The tall man shook his head at his friend as the stretcher bearers made the youngster comfortable on one of the cots and headed back to the ship to fetch another stretcher down. "What happened to letting the young bucks go dashing about the front lines while you sat comfortably at the hospital in the rear?" he asked, with a sour smile.
But he got no smile in return. "Half the youngsters are down with the influenza. It hits them harder, I think. And the work still needs to be done." The officer scrubbed at his eyes with his sleeve for a moment, his exhaustion visible despite the barrier of cloth.
"They won't send us back, will they, John? Not straight away?" the boy on the bed asked anxiously.
"They shan't need to," the officer said confidently, his attention going back at once to his patient and his calm demeanor miraculously restored. "Not with the Yanks filling in all the gaps. Ludendorff's not going to be able to counter that for long. It will be all right, Peter."
The reassurance brought some color back to the boy's face. "You really believe that," he decided, searching his protector's eyes.

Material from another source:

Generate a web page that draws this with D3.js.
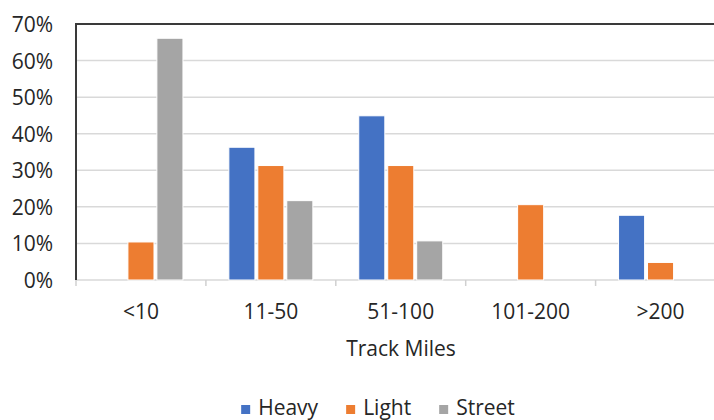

"Of course I do." The officer smiled. "Now, why don't you have a chat with my friend here, while I have that talk with your mum?" He glanced to the tall man and his smile grew broader. "We were up all night, Peter and I, telling stories. You may have quite a few questions to answer."
The tall man raised an eyebrow, pretending mild indignation, although he did not feel it. He could deduce perfectly readily why both men had preferred late hours to slumber. "Why does that not surprise me," he said dryly, as he took his friend's place by the cotside. "You never could resist telling tales."